Clear skies in the Middle West. The sun goes down at 8:25pm, and the moon is in its last quarter. This morning I fed a robot a few sentences from the novel I’m writing, and it generated some startlingly accurate pictures. It also generated a complex headrush of emotions.

On a visceral level, it was unsettling to suddenly glimpse a fictional world I’d spent years imagining—and struggling to build with words. This uneasiness mingled with an undeniable wow factor, and I briefly imagined using this technology to create stunning mood boards and bleeding-edge pitch decks. But most of all, I felt a little dirty, as if sneaking a peek at someone else’s private dream.

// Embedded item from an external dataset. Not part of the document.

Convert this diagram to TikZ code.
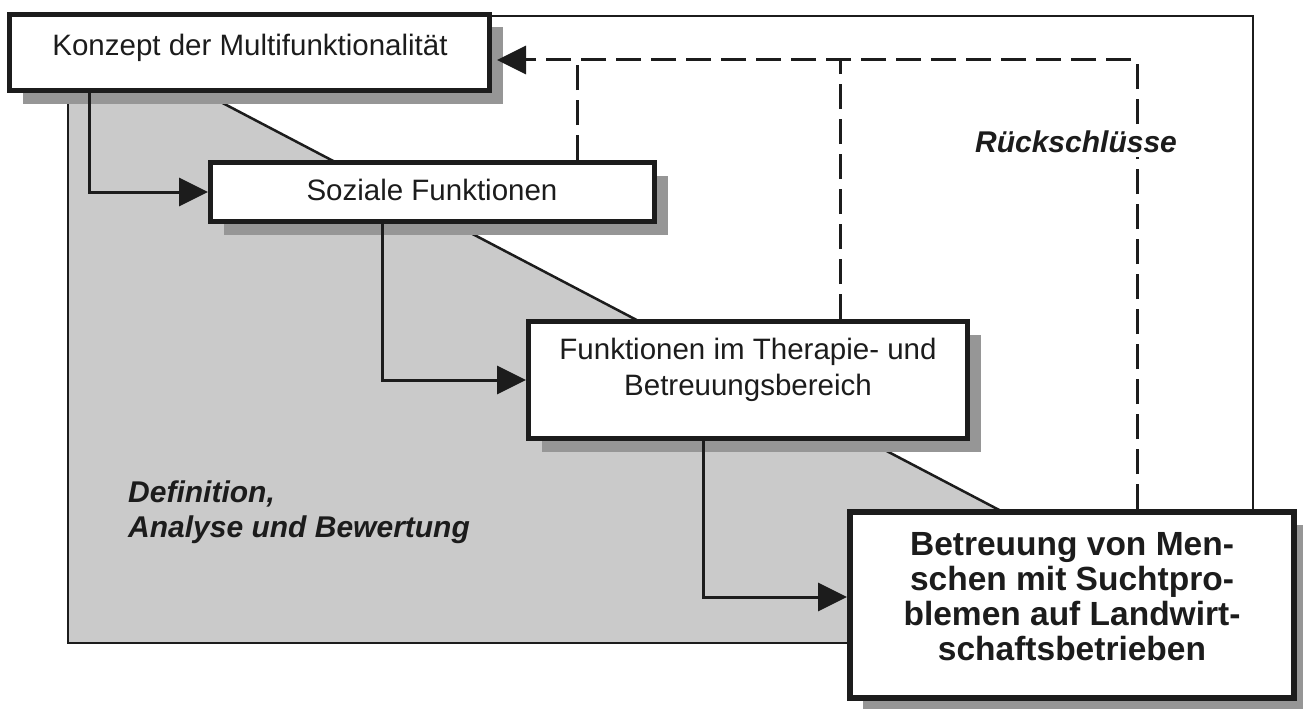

There are knotty ethical issues to untangle, such as Charlie Warzel‘s observation that these systems are “trained on the creative work of countless artists, and so there’s a legitimate argument to be made that it is essentially laundering human creativity in some way for a commercial product.” And while this doesn’t sound much different from the advertising industry since the beginning of time, it’s another reminder that we’ll only have a worthwhile internet once we’re paid for our data.

But I’m more interested in how quickly I grew bored with this technology. I spent ten minutes conjuring fanciful scenes that my mind’s eye thought it would never see. Then I drifted back to editing my manuscript and organizing my mp3 collection. If you had told me twenty years ago that I could instantly illustrate anything that popped into my head, I would have burst with excitement at such a far-out future. Now that it’s here, I meet it with a shrug. I don’t know if this speaks more to my age, my character, or the world we’ve created.

Meanwhile, China is firing rods into the sky to make it rain.